In 2011, JETAANC Kabuki Club explored three versions of the story: Noh theatre, Kabuki theatre, and Britten’s chamber opera:

Sumidagawa (Noh version) September 11, 2011, 2pm, Center for Japanese Studies, UC Berkeley First performed in medieval Japan, the Noh version of Sumidagawa has moved audiences for centuries with its particular blend of mystery and pathos. A master work in the kyojomono category of Noh play—dramas of madwomen.

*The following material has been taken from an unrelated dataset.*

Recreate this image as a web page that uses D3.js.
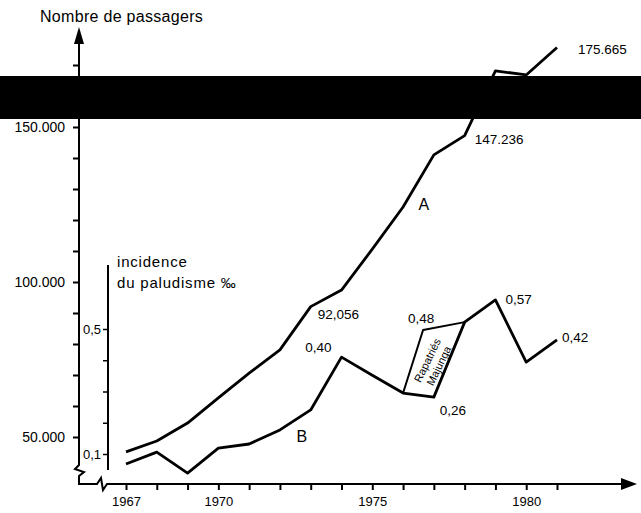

Sumidagawa (Kabuki version) September 18, 2011, 2pm, Oakland Asian Cultural Center With inspiration from Russian ballet, the Noh version was adapted to the Kabuki stage. The result is one of the great modern masterpieces of Kabuki. The famed onnagata Nakamura Utaemon VI plays the mother in one of his signature roles.

Curlew River (chamber opera version) October 16, 2011, 2pm, Center for Japanese Studies, UC Berkeley With special guest, internationally-recognized actor, director, and composer, Jeffrey Bihr, director of Chanticleer’s critically acclaimed production of Curlew River. Benjamin Britten was a world-renowned composer when he saw the Noh Sumidagawa in Japan in 1956. Intensely moved, he vowed to write a chamber opera of the story. Transposing the setting to the Curlew River in medieval England, Britten composed a powerful and touching parable for our times.